VIII. That the churches shall be constant in their duty, and so shall make a good use of their tranquillity and shall not provoke the Lord to deprive them of it, Mic. 4:5. When the churches have rest they shall be edified, and confirmed, and comforted, and shall resolve to be as firm to their God as other nations are to theirs, though they be no gods. Where we find the foregoing promises, Isa. 2:2 it follows (Mic. 4:5), O house of Jacob! come ye, and let us walk in the light of the Lord; and here, We will walk in the name of the Lord our God. Note, Peace is a blessing indeed when it strengthens our resolutions to cleave to the Lord. Observe, 1. How constant other nations were to their gods: All people will walk every one in the name of his god, will own their god and cleave to him, will worship their god and serve him, will depend upon him and put confidence in him. Whatever men make a god of they will make use of, and take his name along with them in all their actions and affairs. The mariners, in a storm, cried every man to his god, Jonah 1:5. And no instance could be found of a nation’s changing its gods, Jer. 2:11: If the hosts of heaven were their gods, they loved them, and served them, and walked after them, Jer. 8:2. 2. How constant God’s people now resolve to be to him: “We will walk in the name of the Lord our God, will acknowledge him in all our ways, and govern ourselves by a continual regard to him, doing nothing but what we have warrant from him for, and openly professing our relation to him.” Observe, Their resolution is peremptory; it is not a thing that needs be disputed: “We will walk in the name of the Lord our God.” It is just and reasonable: He is our God. And it is a resolution for a perpetuity: “We will do it for ever and ever, and will never leave him. He will be ours for ever, and therefore so we will be his, and never repent our choice.”

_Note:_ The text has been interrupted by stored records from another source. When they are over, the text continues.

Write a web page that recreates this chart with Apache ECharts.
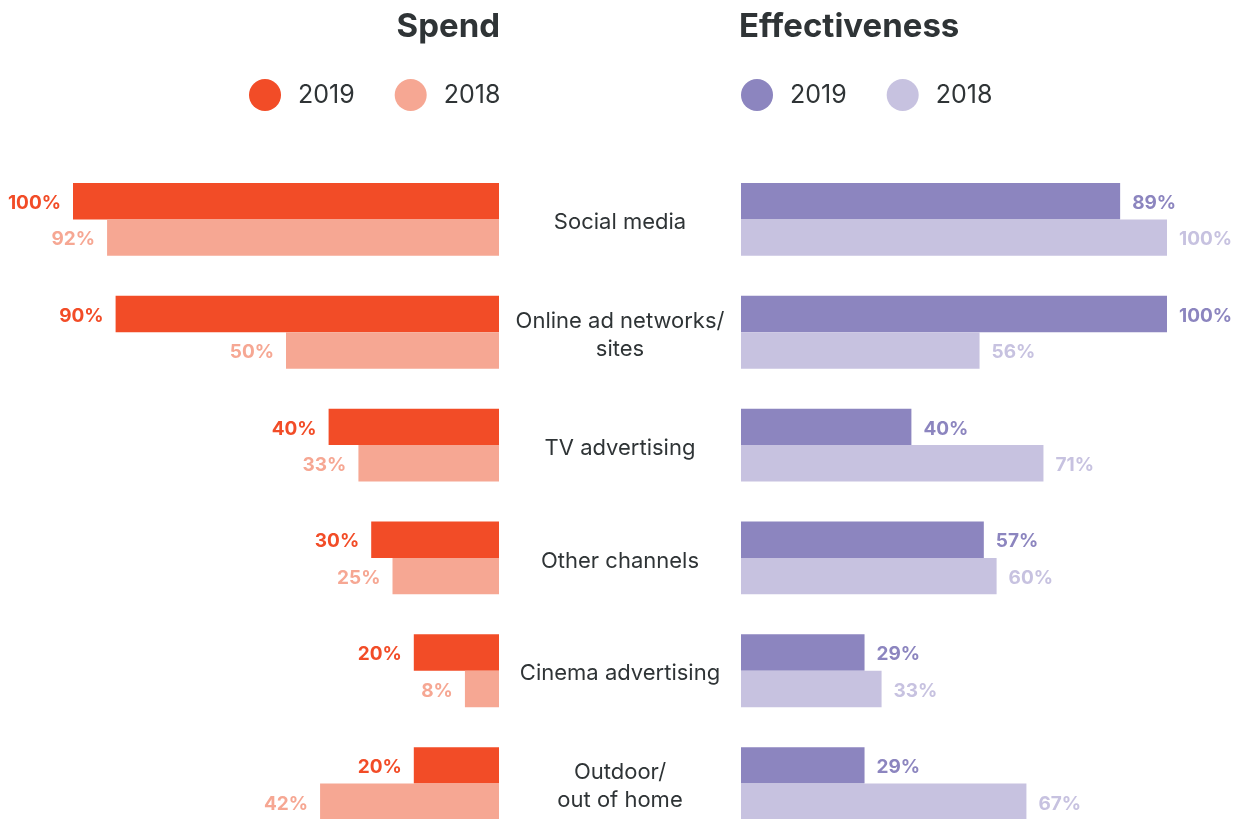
<!DOCTYPE html>
<html>
<head>
<meta charset="utf-8">
<style>
  html, body { margin: 0; padding: 0; background: #ffffff; }
  #chart { width: 1244px; height: 819px; }
</style>
<script src="https://cdn.jsdelivr.net/npm/echarts@6/dist/echarts.min.js"></script>
</head>
<body>
<div id="chart"></div>
<script>
// Channels, top to bottom
const categories = ['Social media', 'Online ad networks/\nsites', 'TV advertising', 'Other channels', 'Cinema advertising', 'Outdoor/\nout of home'];

// Spend share (%)
const spend2019 = [100, 90, 40, 30, 20, 20];
const spend2018 = [92, 50, 33, 25, 8, 42];

// Effectiveness share (%)
const effect2019 = [89, 100, 40, 57, 29, 29];
const effect2018 = [100, 56, 71, 60, 33, 67];

const panelTitles = ['Spend', 'Effectiveness'];
const legendYears = ['2019', '2018'];

const COLORS = {
  spend2019: '#F24C27',
  spend2018: '#F6A793',
  effect2019: '#8C85BF',
  effect2018: '#C7C2E0',
  text: '#2F3436'
};
const FONT = 'Inter, "Open Sans", sans-serif';

const chart = echarts.init(document.getElementById('chart'));

function barSeries(name, data, color, axisIndex, labelPos) {
  return {
    name: name,
    type: 'bar',
    xAxisIndex: axisIndex,
    yAxisIndex: axisIndex,
    data: data,
    barWidth: 36.4,
    barGap: '0%',
    itemStyle: { color: color },
    label: {
      show: true,
      position: labelPos,
      distance: 12,
      offset: [0, 2],
      formatter: '{c}%',
      color: color,
      fontFamily: FONT,
      fontWeight: 'bold',
      fontSize: 19
    },
    animation: false
  };
}

function legendFor(names, left) {
  return {
    data: names,
    left: left,
    top: 79,
    padding: 0,
    icon: 'circle',
    itemWidth: 32,
    itemHeight: 32,
    itemGap: 40,
    formatter: function (n) { return n.split(' ')[1]; },
    textStyle: {
      fontFamily: FONT,
      fontSize: 25,
      color: COLORS.text,
      padding: [0, 0, 0, 12]
    },
    selectedMode: false
  };
}

const option = {
  backgroundColor: '#ffffff',
  title: [
    {
      text: panelTitles[0],
      right: 1244 - 500,
      top: 11,
      padding: 0,
      textStyle: { fontFamily: FONT, fontWeight: 'bold', fontSize: 33, color: COLORS.text }
    },
    {
      text: panelTitles[1],
      left: 739,
      top: 11,
      padding: 0,
      textStyle: { fontFamily: FONT, fontWeight: 'bold', fontSize: 33, color: COLORS.text }
    }
  ],
  legend: [
    legendFor(['Spend ' + legendYears[0], 'Spend ' + legendYears[1]], 249),
    legendFor(['Effect ' + legendYears[0], 'Effect ' + legendYears[1]], 741)
  ],
  grid: [
    { left: 73, width: 426, top: 163, height: 677, outerBoundsMode: 'none' },
    { left: 741, width: 426, top: 163, height: 677, outerBoundsMode: 'none' }
  ],
  xAxis: [
    { type: 'value', gridIndex: 0, min: 0, max: 100, inverse: true, show: false },
    { type: 'value', gridIndex: 1, min: 0, max: 100, show: false }
  ],
  yAxis: [
    {
      type: 'category',
      gridIndex: 0,
      data: categories,
      inverse: true,
      position: 'right',
      axisLine: { show: false, onZero: false },
      axisTick: { show: false },
      axisLabel: {
        align: 'center',
        margin: 121,
        // rich fragments so the block can sit a little low in its row
        formatter: function (v) {
          return v.split('\n').map(function (line) { return '{c|' + line + '}'; }).join('\n');
        },
        rich: {
          c: {
            fontFamily: FONT,
            fontSize: 22,
            lineHeight: 28,
            padding: [6, 0, 0, 0],
            color: COLORS.text
          }
        }
      }
    },
    {
      type: 'category',
      gridIndex: 1,
      data: categories,
      inverse: true,
      axisLine: { show: false },
      axisTick: { show: false },
      axisLabel: { show: false }
    }
  ],
  series: [
    barSeries('Spend 2019', spend2019, COLORS.spend2019, 0, 'left'),
    barSeries('Spend 2018', spend2018, COLORS.spend2018, 0, 'left'),
    barSeries('Effect 2019', effect2019, COLORS.effect2019, 1, 'right'),
    barSeries('Effect 2018', effect2018, COLORS.effect2018, 1, 'right')
  ]
};

chart.setOption(option);
</script>
</body>
</html>
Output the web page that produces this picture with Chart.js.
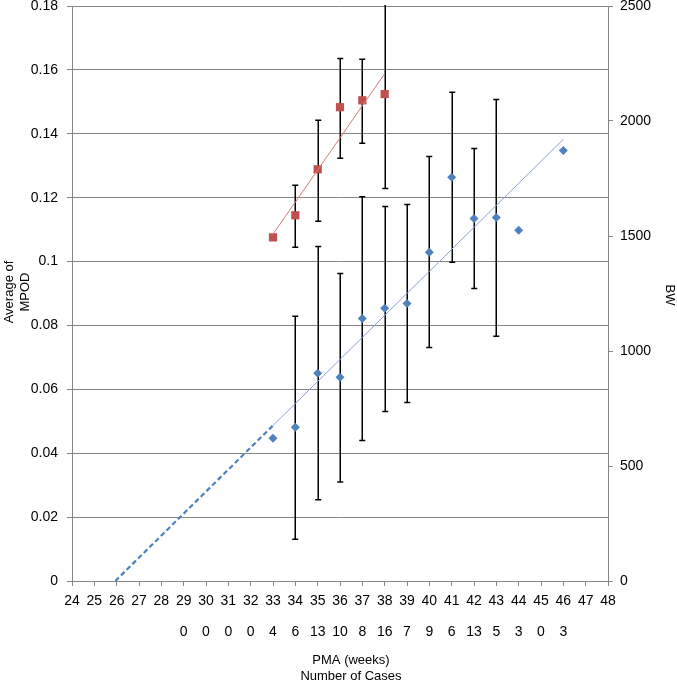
<!DOCTYPE html>
<html>
<head>
<meta charset="utf-8">
<script src="https://cdn.jsdelivr.net/npm/chart.js@4/dist/chart.umd.min.js"></script>
<style>
  body { margin: 0; background: #fff; }
  canvas { display: block; }
</style>
</head>
<body>
<canvas id="chart" width="677" height="684"></canvas>
<script>
// MPOD by PMA (blue diamonds, left axis)
const mpodPma = [33, 34, 35, 36, 37, 38, 39, 40, 41, 42, 43, 44, 46];
const mpod    = [0.0447, 0.0481, 0.0650, 0.0638, 0.0822, 0.0854, 0.0869, 0.1029, 0.1264, 0.1135, 0.1138, 0.1098, 0.1348];
const mpodHi  = [null, 0.0829, 0.1047, 0.0963, 0.1203, 0.1172, 0.1179, 0.1329, 0.1530, 0.1354, 0.1507, null, null];
const mpodLo  = [null, 0.0131, 0.0254, 0.0310, 0.0440, 0.0531, 0.0559, 0.0731, 0.0998, 0.0916, 0.0766, null, null];

// BW by PMA (red squares, right axis)
const bwPma = [33, 34, 35, 36, 37, 38];
const bw    = [1494, 1590, 1790, 2060, 2090, 2117];
const bwHi  = [null, 1721, 2003, 2272, 2268, 2527];
const bwLo  = [null, 1451, 1564, 1838, 1903, 1707];

// number of cases row under the PMA labels
const casesPma = [29, 30, 31, 32, 33, 34, 35, 36, 37, 38, 39, 40, 41, 42, 43, 44, 45, 46];
const cases    = [0, 0, 0, 0, 4, 6, 13, 10, 8, 16, 7, 9, 6, 13, 5, 3, 0, 3];

const FONT = "'Liberation Sans', Arial, sans-serif";
const GRID = '#868686';

// least squares, like Excel's linear trendline
function fit(xs, ys) {
  const n = xs.length;
  const mx = xs.reduce((s, v) => s + v, 0) / n;
  const my = ys.reduce((s, v) => s + v, 0) / n;
  let sxy = 0, sxx = 0;
  xs.forEach((x, i) => { sxy += (x - mx) * (ys[i] - my); sxx += (x - mx) * (x - mx); });
  const m = sxy / sxx;
  return { m, b: my - m * mx };
}

const blueFit = fit(mpodPma, mpod);
const redFit = fit(bwPma, bw);
const f = (t, x) => t.m * x + t.b;
const x0 = -blueFit.b / blueFit.m;

const pts = (xs, ys) => xs.map((x, i) => ({ x, y: ys[i] }));

const errorBars = {
  id: 'errorBars',
  beforeDatasetsDraw(chart) {
    const { ctx, chartArea, scales } = chart;
    ctx.save();
    ctx.beginPath();
    ctx.rect(chartArea.left, chartArea.top - 1, chartArea.right - chartArea.left, chartArea.bottom - chartArea.top + 1);
    ctx.clip();
    ctx.strokeStyle = '#000';
    ctx.lineWidth = 1.5;
    const draw = (xs, hi, lo, ys) => {
      xs.forEach((x, i) => {
        if (hi[i] == null) return;
        const px = Math.round(scales.x.getPixelForValue(x)) + 0.25;
        const top = ys.getPixelForValue(hi[i]);
        const bot = ys.getPixelForValue(lo[i]);
        ctx.beginPath();
        ctx.moveTo(px, top); ctx.lineTo(px, bot);
        ctx.moveTo(px - 3, top); ctx.lineTo(px + 3, top);
        ctx.moveTo(px - 3, bot); ctx.lineTo(px + 3, bot);
        ctx.stroke();
      });
    };
    draw(mpodPma, mpodHi, mpodLo, scales.y);
    draw(bwPma, bwHi, bwLo, scales.y2);
    ctx.restore();
  }
};

const axisTitles = {
  id: 'axisTitles',
  afterDraw(chart) {
    const ctx = chart.ctx;
    ctx.save();
    ctx.fillStyle = '#000';
    ctx.font = '13px ' + FONT;
    ctx.textAlign = 'center';
    ctx.textBaseline = 'middle';
    ctx.fillText('PMA (weeks)', 351, 660);
    ctx.fillText('Number of Cases', 351, 676);

    ctx.save();
    ctx.translate(9, 292);
    ctx.rotate(-Math.PI / 2);
    ctx.fillText('Average of', 0, 0);
    ctx.restore();
    ctx.save();
    ctx.translate(25, 292);
    ctx.rotate(-Math.PI / 2);
    ctx.fillText('MPOD', 0, 0);
    ctx.restore();

    ctx.save();
    ctx.translate(670, 295);
    ctx.rotate(Math.PI / 2);
    ctx.fillText('BW', 0, 0);
    ctx.restore();
    ctx.restore();
  }
};

// fixed box sizes so the plot area sits where the reference has it
const fixTop = s => { s.paddingTop = 6; s.paddingBottom = 0; };

Chart.defaults.font.family = FONT;
Chart.defaults.font.size = 14;
Chart.defaults.color = '#000';

new Chart(document.getElementById('chart'), {
  type: 'scatter',
  data: {
    datasets: [
      {
        label: 'MPOD trend forecast',
        data: [{ x: x0, y: 0 }, { x: 33, y: f(blueFit, 33) }],
        yAxisID: 'y',
        showLine: true,
        borderColor: '#4F81BD',
        borderWidth: 2.2,
        borderDash: [5, 3],
        pointRadius: 0
      },
      {
        label: 'MPOD trend',
        data: [{ x: 33, y: f(blueFit, 33) }, { x: 46, y: f(blueFit, 46) }],
        yAxisID: 'y',
        showLine: true,
        borderColor: '#88A6D3',
        borderWidth: 1,
        pointRadius: 0
      },
      {
        label: 'BW trend',
        data: [{ x: 33, y: f(redFit, 33) }, { x: 38, y: f(redFit, 38) }],
        yAxisID: 'y2',
        showLine: true,
        borderColor: '#D47B79',
        borderWidth: 1,
        pointRadius: 0
      },
      {
        label: 'Average of MPOD',
        data: pts(mpodPma, mpod),
        yAxisID: 'y',
        pointStyle: 'rectRot',
        pointRadius: 4.5,
        backgroundColor: '#4F81BD',
        borderColor: '#4F81BD',
        borderWidth: 0
      },
      {
        label: 'BW',
        data: pts(bwPma, bw),
        yAxisID: 'y2',
        pointStyle: 'rect',
        pointRadius: 5.8,
        backgroundColor: '#C0504D',
        borderColor: '#C0504D',
        borderWidth: 0
      }
    ]
  },
  options: {
    responsive: false,
    animation: false,
    layout: { padding: { top: 6, left: 0, right: 0, bottom: 0 } },
    plugins: { legend: { display: false }, tooltip: { enabled: false } },
    scales: {
      x: {
        type: 'linear',
        min: 24,
        max: 48,
        afterFit: s => { s.height = 103; },
        border: { color: GRID },
        grid: { drawOnChartArea: false, color: GRID, tickLength: 5 },
        ticks: {
          stepSize: 1,
          autoSkip: false,
          maxRotation: 0,
          minRotation: 0,
          padding: 0,
          font: { size: 14, lineHeight: 2.2 },
          callback: v => {
            const i = casesPma.indexOf(v);
            return [String(v), i >= 0 ? String(cases[i]) : ''];
          }
        }
      },
      y: {
        position: 'left',
        min: 0,
        max: 0.18,
        afterFit: s => { s.width = 72; fixTop(s); },
        border: { color: GRID },
        grid: { color: GRID, tickLength: 5 },
        ticks: {
          stepSize: 0.02,
          padding: 9,
          callback: v => String(Number(v.toFixed(2)))
        }
      },
      y2: {
        position: 'right',
        min: 0,
        max: 2500,
        afterFit: s => { s.width = 69; fixTop(s); },
        border: { color: GRID },
        grid: { drawOnChartArea: false, color: GRID, tickLength: 5 },
        ticks: { stepSize: 500, padding: 7, callback: v => String(v) }
      }
    }
  },
  plugins: [errorBars, axisTitles]
});
</script>
</body>
</html>
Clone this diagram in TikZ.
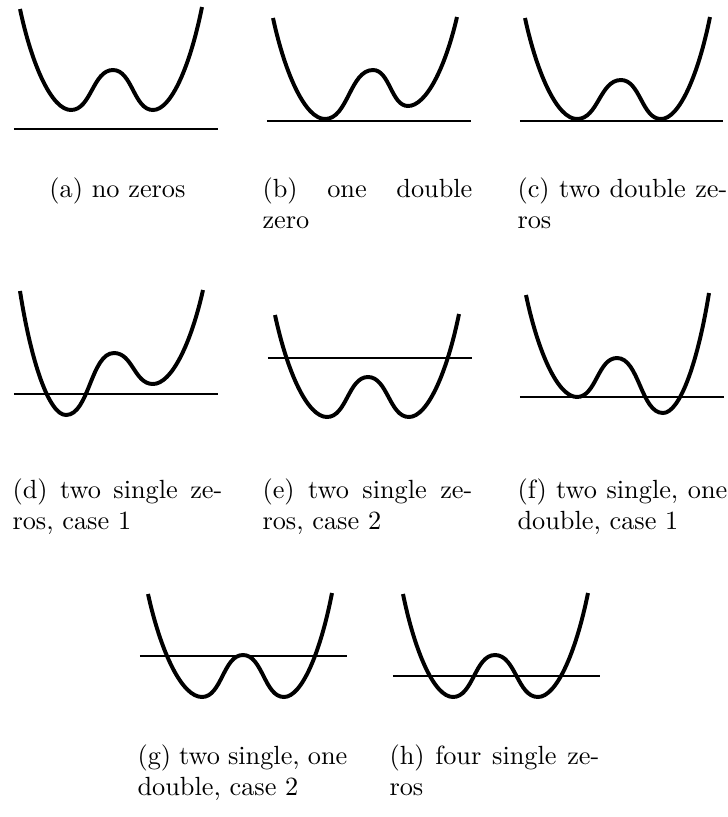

IX. That notwithstanding the dispersions, distress, and infirmities of the church, it shall be formed and established, and made very considerable, Mic. 4:6, 7. 1. The state of the church had been low, and weak, and very helpless, in the latter times of the Old Testament, partly through the corruptions of the Jewish nation, and partly through the oppressions under which they groaned. They were like a flock of sheep that were maimed, worried, and scattered, Ezek. 34:16; Jer. 50:6, 17. The good people among them, and in other places, that were well inclined, were dispersed, were very infirm, and in a manner lost and cast far off. 2. It is promised that all these grievances shall be redressed and the distemper healed. Christ will come himself (Matt. 15:24), and send his apostles to the lost sheep of the house of Israel, Matt. 10:6. From among the Jews that halted, or that for want of strength, could not go upright, God gathered a remnant (Mic. 4:7), that remnant according to the election of grace which is spoken of in Rom. 11:7; which embraced the gospel of Christ. And from among the Gentiles that were cast far off (so the Gentiles are described to be, Eph. 2:13; Acts 2:39) he raised a strong nation; greater numbers of them were brought into the church than of the Jews, Gal. 4:27. And such a strong nation the gospel-church is that the gates of hell shall never be able to prevail against it. The church of Christ is more numerous than any other nation, and strong in the Lord and in the power of his might.

X. That the Messiah shall be the king of this kingdom, shall protect and govern it, and order all the affairs of it for the best, and this to the end of time. The Lord Jesus shall reign over them in Mount Zion by his word and Spirit in his ordinances, and this henceforth and for ever, for of the increase of his government and peace there shall be no end.